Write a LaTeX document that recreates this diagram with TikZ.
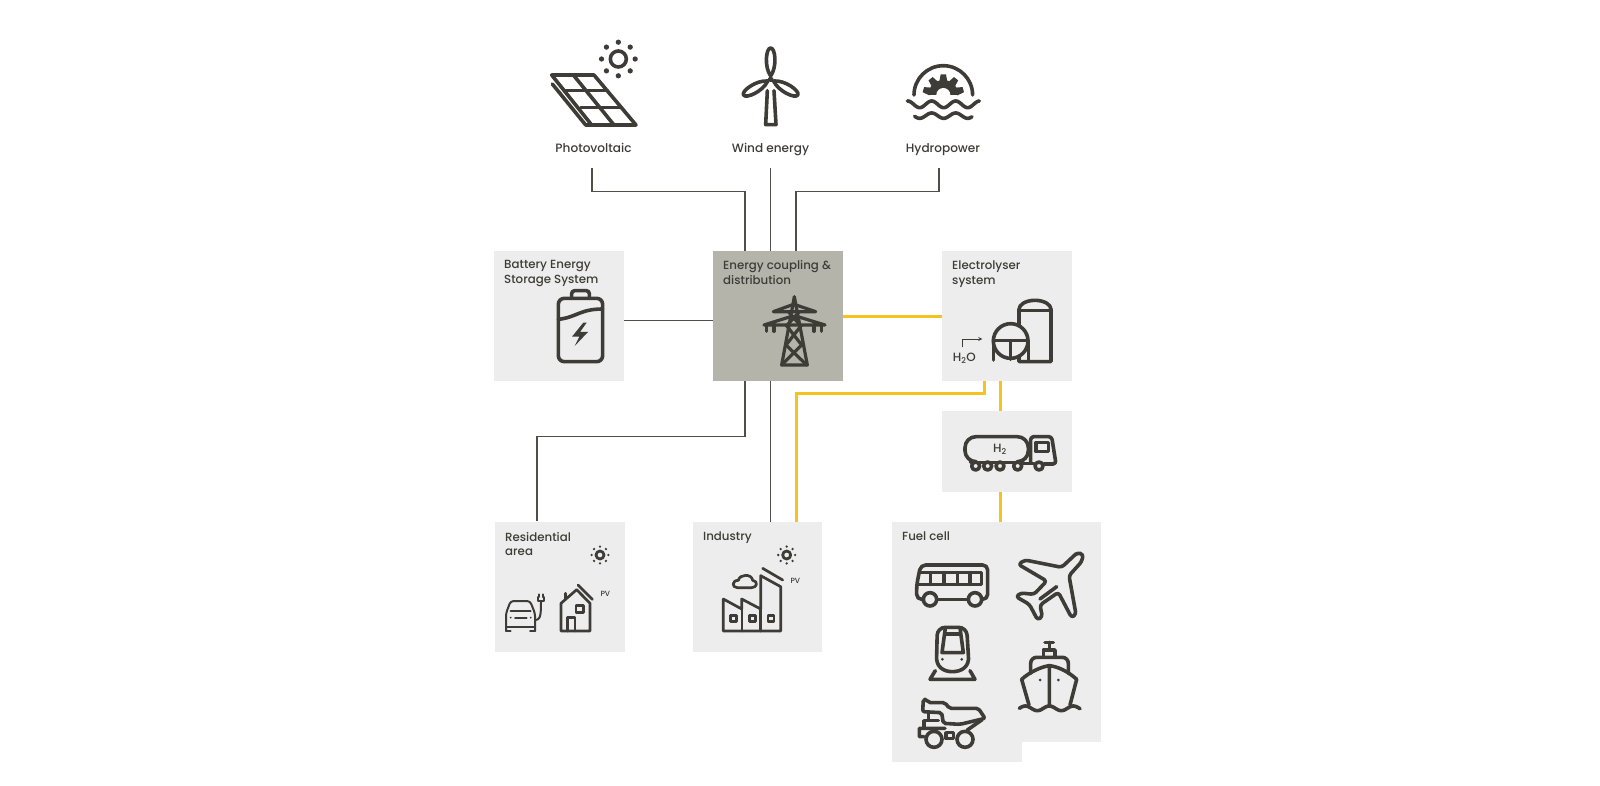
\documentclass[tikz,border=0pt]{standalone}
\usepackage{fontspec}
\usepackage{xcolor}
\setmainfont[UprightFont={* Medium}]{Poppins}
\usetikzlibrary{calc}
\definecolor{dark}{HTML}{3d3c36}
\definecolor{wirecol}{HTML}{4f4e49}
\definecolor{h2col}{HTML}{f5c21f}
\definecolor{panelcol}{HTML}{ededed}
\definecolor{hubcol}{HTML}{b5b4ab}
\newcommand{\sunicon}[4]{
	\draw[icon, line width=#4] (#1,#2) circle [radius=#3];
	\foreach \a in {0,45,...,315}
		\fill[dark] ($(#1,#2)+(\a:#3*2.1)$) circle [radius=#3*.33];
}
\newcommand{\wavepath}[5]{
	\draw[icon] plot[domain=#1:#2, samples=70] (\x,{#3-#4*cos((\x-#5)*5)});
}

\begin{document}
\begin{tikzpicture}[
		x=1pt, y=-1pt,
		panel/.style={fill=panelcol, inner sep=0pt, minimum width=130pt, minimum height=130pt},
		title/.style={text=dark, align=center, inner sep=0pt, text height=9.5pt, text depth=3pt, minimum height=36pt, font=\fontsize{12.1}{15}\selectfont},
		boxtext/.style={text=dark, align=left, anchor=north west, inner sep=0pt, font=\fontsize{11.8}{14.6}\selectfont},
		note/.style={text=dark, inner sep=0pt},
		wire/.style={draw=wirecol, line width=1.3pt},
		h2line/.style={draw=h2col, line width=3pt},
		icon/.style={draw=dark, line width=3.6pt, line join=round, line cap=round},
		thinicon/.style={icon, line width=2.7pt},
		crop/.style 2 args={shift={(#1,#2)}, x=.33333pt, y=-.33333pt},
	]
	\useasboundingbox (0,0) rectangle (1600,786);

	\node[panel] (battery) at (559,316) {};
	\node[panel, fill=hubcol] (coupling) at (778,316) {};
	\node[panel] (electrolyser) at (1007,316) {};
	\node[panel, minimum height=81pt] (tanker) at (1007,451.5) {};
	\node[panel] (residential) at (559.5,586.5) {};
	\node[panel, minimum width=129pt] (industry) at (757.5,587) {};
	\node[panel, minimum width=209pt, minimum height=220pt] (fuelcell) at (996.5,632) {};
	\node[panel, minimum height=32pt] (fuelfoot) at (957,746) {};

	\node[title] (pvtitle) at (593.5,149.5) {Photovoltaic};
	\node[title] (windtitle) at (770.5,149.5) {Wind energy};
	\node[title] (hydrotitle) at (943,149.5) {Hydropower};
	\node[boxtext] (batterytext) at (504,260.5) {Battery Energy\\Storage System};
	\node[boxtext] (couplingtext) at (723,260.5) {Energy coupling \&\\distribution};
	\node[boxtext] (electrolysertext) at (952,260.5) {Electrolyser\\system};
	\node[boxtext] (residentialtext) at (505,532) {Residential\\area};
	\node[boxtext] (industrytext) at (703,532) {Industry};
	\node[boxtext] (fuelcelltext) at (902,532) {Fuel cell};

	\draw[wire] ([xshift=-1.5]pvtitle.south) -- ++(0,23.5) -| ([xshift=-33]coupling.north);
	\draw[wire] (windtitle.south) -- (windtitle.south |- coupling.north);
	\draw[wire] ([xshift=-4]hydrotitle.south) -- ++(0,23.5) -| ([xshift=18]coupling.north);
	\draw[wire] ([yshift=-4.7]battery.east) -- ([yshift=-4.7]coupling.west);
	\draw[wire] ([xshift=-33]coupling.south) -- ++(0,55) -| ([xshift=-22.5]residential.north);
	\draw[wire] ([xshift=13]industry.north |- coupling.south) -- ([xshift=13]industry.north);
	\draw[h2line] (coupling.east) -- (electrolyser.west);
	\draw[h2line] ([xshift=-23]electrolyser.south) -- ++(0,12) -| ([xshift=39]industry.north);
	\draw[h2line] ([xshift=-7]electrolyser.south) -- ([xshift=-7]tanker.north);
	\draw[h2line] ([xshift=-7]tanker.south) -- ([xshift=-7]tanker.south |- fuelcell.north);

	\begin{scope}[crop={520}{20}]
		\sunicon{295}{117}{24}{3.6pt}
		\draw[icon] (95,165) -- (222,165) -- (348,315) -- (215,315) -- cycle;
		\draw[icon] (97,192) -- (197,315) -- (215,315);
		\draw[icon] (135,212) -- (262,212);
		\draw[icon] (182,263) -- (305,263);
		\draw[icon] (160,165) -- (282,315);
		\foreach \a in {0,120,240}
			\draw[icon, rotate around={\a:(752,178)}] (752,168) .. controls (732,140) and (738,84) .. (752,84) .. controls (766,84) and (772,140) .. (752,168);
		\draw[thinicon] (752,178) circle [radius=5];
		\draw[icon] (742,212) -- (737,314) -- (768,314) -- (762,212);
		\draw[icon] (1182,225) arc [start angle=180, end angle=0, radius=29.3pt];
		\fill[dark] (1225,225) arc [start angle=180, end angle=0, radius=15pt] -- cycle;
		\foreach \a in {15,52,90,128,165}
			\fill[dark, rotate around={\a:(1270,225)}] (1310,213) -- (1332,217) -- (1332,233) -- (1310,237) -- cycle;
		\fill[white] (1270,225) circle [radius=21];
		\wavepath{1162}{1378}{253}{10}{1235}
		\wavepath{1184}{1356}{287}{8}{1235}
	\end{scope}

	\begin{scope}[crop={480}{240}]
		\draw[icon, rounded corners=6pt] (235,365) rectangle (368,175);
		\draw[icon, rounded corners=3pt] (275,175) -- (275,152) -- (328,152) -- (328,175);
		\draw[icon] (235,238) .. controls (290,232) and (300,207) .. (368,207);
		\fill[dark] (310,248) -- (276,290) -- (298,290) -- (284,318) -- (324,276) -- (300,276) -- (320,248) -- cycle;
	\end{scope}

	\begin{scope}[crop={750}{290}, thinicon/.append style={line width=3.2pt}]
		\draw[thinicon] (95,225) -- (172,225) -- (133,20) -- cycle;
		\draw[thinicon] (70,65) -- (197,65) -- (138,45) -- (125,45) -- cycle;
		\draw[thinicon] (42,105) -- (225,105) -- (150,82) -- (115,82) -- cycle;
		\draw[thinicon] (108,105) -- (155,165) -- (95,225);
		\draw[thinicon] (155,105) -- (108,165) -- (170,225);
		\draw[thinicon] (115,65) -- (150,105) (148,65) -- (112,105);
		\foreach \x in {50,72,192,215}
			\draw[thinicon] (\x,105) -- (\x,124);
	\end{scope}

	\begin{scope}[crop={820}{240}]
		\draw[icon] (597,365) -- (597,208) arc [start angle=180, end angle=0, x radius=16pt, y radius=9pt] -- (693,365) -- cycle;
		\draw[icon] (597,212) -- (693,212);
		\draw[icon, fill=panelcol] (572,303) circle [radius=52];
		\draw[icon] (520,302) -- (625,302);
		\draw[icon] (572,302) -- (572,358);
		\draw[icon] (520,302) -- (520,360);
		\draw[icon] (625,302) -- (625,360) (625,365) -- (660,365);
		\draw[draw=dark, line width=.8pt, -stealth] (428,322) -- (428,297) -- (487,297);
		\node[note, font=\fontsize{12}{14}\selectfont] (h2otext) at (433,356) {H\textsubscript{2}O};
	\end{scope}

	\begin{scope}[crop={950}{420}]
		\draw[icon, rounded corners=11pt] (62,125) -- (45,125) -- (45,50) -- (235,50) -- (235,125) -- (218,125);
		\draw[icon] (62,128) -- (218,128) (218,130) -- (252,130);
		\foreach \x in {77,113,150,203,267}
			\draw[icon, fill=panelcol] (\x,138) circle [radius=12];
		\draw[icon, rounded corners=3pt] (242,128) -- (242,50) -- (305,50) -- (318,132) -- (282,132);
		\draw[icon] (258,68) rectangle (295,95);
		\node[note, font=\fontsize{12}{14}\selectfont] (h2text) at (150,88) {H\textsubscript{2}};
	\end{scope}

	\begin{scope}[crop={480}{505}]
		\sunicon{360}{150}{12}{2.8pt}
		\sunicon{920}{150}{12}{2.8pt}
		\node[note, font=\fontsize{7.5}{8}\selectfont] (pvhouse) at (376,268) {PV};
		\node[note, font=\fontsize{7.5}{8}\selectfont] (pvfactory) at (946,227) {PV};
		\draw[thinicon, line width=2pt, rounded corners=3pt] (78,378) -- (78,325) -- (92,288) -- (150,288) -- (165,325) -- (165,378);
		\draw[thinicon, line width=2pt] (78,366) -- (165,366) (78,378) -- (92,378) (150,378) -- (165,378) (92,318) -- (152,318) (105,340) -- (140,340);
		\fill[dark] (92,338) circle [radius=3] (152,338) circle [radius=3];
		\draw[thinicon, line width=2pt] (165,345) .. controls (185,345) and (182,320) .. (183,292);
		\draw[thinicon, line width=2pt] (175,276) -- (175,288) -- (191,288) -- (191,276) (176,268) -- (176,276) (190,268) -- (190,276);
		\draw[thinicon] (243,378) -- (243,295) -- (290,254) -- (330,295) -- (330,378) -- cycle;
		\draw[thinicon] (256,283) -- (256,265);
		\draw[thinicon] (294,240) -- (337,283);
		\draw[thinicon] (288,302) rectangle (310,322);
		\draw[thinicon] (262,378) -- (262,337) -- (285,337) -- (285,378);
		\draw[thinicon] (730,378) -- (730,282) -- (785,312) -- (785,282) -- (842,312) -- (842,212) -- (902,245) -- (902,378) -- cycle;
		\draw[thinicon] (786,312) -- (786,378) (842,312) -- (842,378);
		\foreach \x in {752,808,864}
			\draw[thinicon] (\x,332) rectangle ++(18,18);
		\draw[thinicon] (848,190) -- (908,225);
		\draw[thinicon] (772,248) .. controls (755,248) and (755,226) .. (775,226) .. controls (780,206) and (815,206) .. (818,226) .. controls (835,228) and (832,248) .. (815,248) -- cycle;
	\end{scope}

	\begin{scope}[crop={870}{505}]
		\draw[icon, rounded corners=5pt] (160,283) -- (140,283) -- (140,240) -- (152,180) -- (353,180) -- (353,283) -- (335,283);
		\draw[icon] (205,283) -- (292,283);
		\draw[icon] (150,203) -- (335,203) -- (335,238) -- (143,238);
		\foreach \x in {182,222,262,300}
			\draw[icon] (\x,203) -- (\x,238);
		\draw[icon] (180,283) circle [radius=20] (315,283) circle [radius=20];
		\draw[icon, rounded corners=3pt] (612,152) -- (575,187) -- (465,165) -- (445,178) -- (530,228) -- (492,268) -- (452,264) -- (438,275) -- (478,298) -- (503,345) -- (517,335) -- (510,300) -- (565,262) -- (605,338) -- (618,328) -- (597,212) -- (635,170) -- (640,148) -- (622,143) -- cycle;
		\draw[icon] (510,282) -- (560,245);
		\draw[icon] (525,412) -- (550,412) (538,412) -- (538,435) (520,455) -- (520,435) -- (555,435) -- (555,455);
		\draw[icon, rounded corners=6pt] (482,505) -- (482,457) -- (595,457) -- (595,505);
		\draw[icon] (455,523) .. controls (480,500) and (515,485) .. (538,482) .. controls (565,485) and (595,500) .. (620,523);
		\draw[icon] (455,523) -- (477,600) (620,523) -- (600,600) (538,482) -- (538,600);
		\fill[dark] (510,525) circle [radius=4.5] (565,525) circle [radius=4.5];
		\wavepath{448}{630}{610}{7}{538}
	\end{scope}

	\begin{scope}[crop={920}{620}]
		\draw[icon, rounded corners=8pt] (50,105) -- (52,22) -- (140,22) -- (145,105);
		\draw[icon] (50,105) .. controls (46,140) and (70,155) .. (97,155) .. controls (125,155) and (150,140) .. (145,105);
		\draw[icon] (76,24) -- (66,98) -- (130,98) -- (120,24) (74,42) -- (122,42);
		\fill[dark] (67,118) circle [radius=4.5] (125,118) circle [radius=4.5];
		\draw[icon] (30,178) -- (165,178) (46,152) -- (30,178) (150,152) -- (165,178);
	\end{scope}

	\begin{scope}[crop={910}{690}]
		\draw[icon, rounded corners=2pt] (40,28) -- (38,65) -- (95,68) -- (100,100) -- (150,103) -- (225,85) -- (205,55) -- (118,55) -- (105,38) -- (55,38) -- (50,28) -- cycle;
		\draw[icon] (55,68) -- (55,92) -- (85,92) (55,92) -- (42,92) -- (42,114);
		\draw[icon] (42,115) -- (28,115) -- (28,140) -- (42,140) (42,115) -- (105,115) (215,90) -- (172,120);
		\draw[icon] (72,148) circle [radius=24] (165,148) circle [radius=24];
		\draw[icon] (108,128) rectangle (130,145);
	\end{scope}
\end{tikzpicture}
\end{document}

-- -- --

> _The problem_: Exactly reproduce the run of lines from the start of the listing through the line with "(0,0) rectangle (1600,786);", inclusive; pictures are not copied.

> _Exercise result_:
Write a LaTeX document that recreates this diagram with TikZ.
\documentclass[tikz,border=0pt]{standalone}
\usepackage{fontspec}
\usepackage{xcolor}
\setmainfont[UprightFont={* Medium}]{Poppins}
\usetikzlibrary{calc}
\definecolor{dark}{HTML}{3d3c36}
\definecolor{wirecol}{HTML}{4f4e49}
\definecolor{h2col}{HTML}{f5c21f}
\definecolor{panelcol}{HTML}{ededed}
\definecolor{hubcol}{HTML}{b5b4ab}
\newcommand{\sunicon}[4]{
	\draw[icon, line width=#4] (#1,#2) circle [radius=#3];
	\foreach \a in {0,45,...,315}
		\fill[dark] ($(#1,#2)+(\a:#3*2.1)$) circle [radius=#3*.33];
}
\newcommand{\wavepath}[5]{
	\draw[icon] plot[domain=#1:#2, samples=70] (\x,{#3-#4*cos((\x-#5)*5)});
}

\begin{document}
\begin{tikzpicture}[
		x=1pt, y=-1pt,
		panel/.style={fill=panelcol, inner sep=0pt, minimum width=130pt, minimum height=130pt},
		title/.style={text=dark, align=center, inner sep=0pt, text height=9.5pt, text depth=3pt, minimum height=36pt, font=\fontsize{12.1}{15}\selectfont},
		boxtext/.style={text=dark, align=left, anchor=north west, inner sep=0pt, font=\fontsize{11.8}{14.6}\selectfont},
		note/.style={text=dark, inner sep=0pt},
		wire/.style={draw=wirecol, line width=1.3pt},
		h2line/.style={draw=h2col, line width=3pt},
		icon/.style={draw=dark, line width=3.6pt, line join=round, line cap=round},
		thinicon/.style={icon, line width=2.7pt},
		crop/.style 2 args={shift={(#1,#2)}, x=.33333pt, y=-.33333pt},
	]
	\useasboundingbox (0,0) rectangle (1600,786);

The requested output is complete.